Silly question: suppose that $f$ has domain $(a,b)$, then does $f$ have a limit as $x$ tends to either $a$ or $b$?

Question

For example, suppose that $f(x) = x^2$ with domain $(-1,1)$. Then we can take the limit as $x \to -1$ or $x \to 1$?

The function itself is not even defined there. That's my biggest concern.

Answer 1

No need for the function to be defined there. Asserting that $\lim_{x\to a}f(x)=l$ means (assuming that $a$ is a limit point of the domain $D_f$ of $f$) that, for each $\varepsilon>0$, there is a $\delta>0$ such that, if $0<\lvert x-a\rvert<\delta$ and $x\in D_f$, then $\bigl\lvert f(x)-l\bigr\rvert<\varepsilon$. As you see, $f$ doesn't need to be defined at $a$.

Answer 2

Yes, you can: you can see this from the formal definition given in José's excellent answer. Or more intuitively, consider this "definition":

We say that the limit $\lim_{x\to a}f(x)=L$ if, as $x$ gets arbitrarily close to but is not equal to $a$, $f(x)$ gets arbitrarily close to $L$.
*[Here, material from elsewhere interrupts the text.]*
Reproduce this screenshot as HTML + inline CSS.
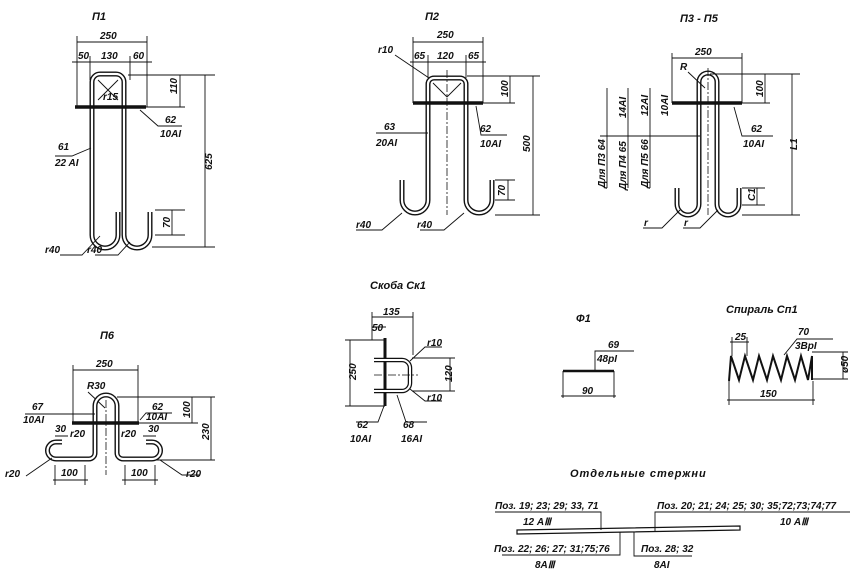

See, it doesn't really matter that $f(a)$ is not defined in the case where the domain of $f$ is $(a,b)$. All that matters is that we can choose a sequence of $x$s that get arbitrarily close to $a$, even if it does not necessarily ever equal to $a$. Then, we can look at what the value of $f(x)$ tends to, independently of what $f(a)$ is (or even if it is undefined). On the other hand, we can't consider something like $\lim_{x\to(a-1)}f(x)$, because we can't get arbitrarily close to $(a-1)$ while staying in the domain $(a,b)$ of the function (we can at most get to $1$ unit away).

Once you start to learn analysis, you will learn the concept of limit points of a set $S$, which are intuitively the set of points which we can get arbitrarily close to without leaving $S$. In this case, we say that $a$ and $b$ are limit points of the set $(a,b)$. In some sense, a point $p$ is a limit point if for a function $f$ defined over $S$, it makes sense to speak of $\lim_{x\to p}f(x)$.

Answer 3

Consider $f(x)=\sin(1/(x-1))$. Then $\lim_{x\to1}f(x)$ does not exist.